All forms return the same output:
{
"_id" : ObjectId("5aea649526a94676bb981df4"),
"id" : 1,
"name" : "Michael",
"starred" : [
1,
2
],
"subjects" : [
{
"id" : 1,
"name" : "sub1"
},
{
"id" : 2,
"name" : "sub2"
}
]
}
Where you have only the detail from the "subjects"
inner array from the related document which actually matched the values of "starred"
for the current user.
All of that said, it's not really a good idea to "nest arrays" with MongoDB. Before MongoDB 3.6 you cannot even do atomic updates of "nested arrays" and even with the changes that allow it, it is still "difficult" at best to do any query operations, and especially those involving joins and filtering.

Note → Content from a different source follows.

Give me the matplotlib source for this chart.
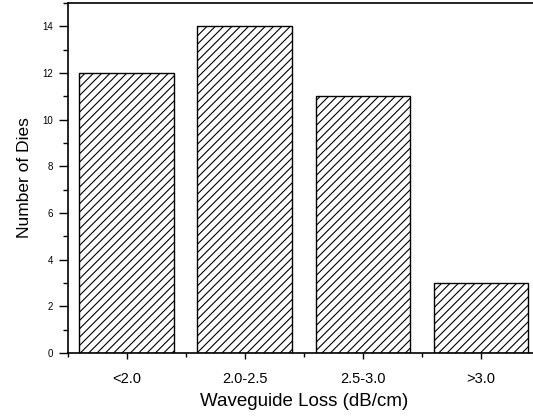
import matplotlib.pyplot as plt
from matplotlib.ticker import MultipleLocator, FixedLocator

categories = ['<2.0', '2.0-2.5', '2.5-3.0', '>3.0']
dies = [12, 14, 11, 3]

plt.rcParams['font.family'] = ['Liberation Sans', 'DejaVu Sans']
plt.rcParams['hatch.linewidth'] = 0.8

fig = plt.figure(figsize=(5.33, 4.17), dpi=100)
# right edge of the axes lies just past the figure, as in the reference
ax = fig.add_axes([67.5 / 533, 64 / 417, 472.5 / 533, 350 / 417])

pos = list(range(1, len(categories) + 1))
ax.bar(pos, dies, width=0.8, color='white', edgecolor='black', linewidth=1.0, hatch='////')

ax.set_xlim(0.5, 4.5)
ax.set_ylim(0, 15)
ax.set_xticks(pos)
ax.set_xticklabels(categories, fontsize=10.5)
ax.xaxis.set_minor_locator(FixedLocator([0.5, 1.5, 2.5, 3.5]))
ax.yaxis.set_major_locator(MultipleLocator(2))
ax.yaxis.set_minor_locator(MultipleLocator(1))
ax.set_yticks(range(0, 15, 2))
ax.tick_params(axis='y', which='major', direction='out', length=6.5, width=1, labelsize=7, pad=4)
ax.tick_params(axis='y', which='minor', direction='out', length=3.5, width=1)
ax.tick_params(axis='x', which='major', direction='out', length=4.5, width=1, pad=9)
ax.tick_params(axis='x', which='minor', direction='out', length=3, width=1)

for s in ax.spines.values():
    s.set_linewidth(1.2)

ax.set_xlabel('Waveguide Loss (dB/cm)', fontsize=13.5, labelpad=5)
ax.set_ylabel('Number of Dies', fontsize=12.5, labelpad=7)

fig.savefig('out.png', dpi=100)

It's a common "newbie" mistake to structure "nested arrays" since you seem to think you are "organizing" things better. But in truth it's more of an "anti-pattern" and you really should consider a "flatter" structure such as :
{
"_id" : ObjectId("5aea651326a94676bb981df5"),
"id" : 1,
"name" : "Uni",
"subjects" : [
{
"id" : 1,
"name" : "sub1",
"facultyId": 1000,
"facultyName": "faculty1"
},
{
"id" : 2,
"name" : "sub2",
"facultyId": 1000,
"facultyName": "faculty1"
},
{
"id" : 3,
"name" : "sub3",
"facultyId": 1000,
"facultyName": "faculty1"
}
]
}
Which is "much" easier to work with and of course perform "joins" on where required.